Hi Keith,
I like this series a lot. One comment that is probably close
to the big discussion in the thread:
> switch (ret) {
> case BLK_EH_HANDLED:
> /*
> + * If the request is still in flight, the driver is requesting
> + * blk-mq complete it.
> */
> + if (blk_mq_rq_state(req) == MQ_RQ_IN_FLIGHT)
> + __blk_mq_complete_request(req);
> + break;
The state check here really irked me, and from the thread it seems like
I'm not the only one. At least for the NVMe case I think it is perfectly
safe, although I agree I'd rather audit what other drivers do carefully.
That being said I think BLK_EH_HANDLED seems like a fundamentally broken
idea, and I'd actually prefer to get rid of it over adding things like
the MQ_RQ_IN_FLIGHT check above.
E.g. if we look at the cases where nvme-pci returns it:
- if we did call nvme_dev_disable, we already canceled all requests,
so we might as well just return BLK_EH_NOT_HANDLED
- the poll for completion case already completed the command,
so we should return BLK_EH_NOT_HANDLED
So I think we need to fix up nvme and if needed any other driver
to return the right value and then assert that the request is
still in in-flight status for the BLK_EH_HANDLED case.
> @@ -124,16 +119,7 @@ static inline int blk_mq_rq_state(struct request *rq)

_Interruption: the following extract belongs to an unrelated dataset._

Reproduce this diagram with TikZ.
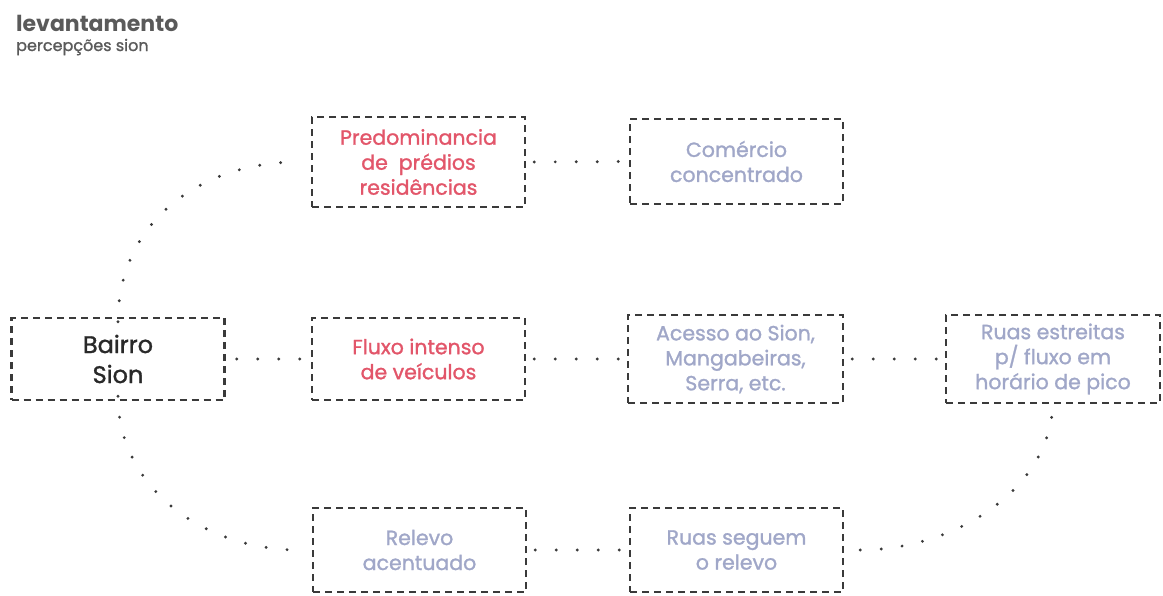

> static inline void blk_mq_rq_update_state(struct request *rq,
> enum mq_rq_state state)
> {
> + WRITE_ONCE(rq->state, state);
> }
I think this helper can go away now. But we should have a comment
near the state field documenting the concurrency implications.
> + u64 state;
This should probably be a mq_rq_state instead. Which means it needs
to be moved to blkdev.h, but that should be ok.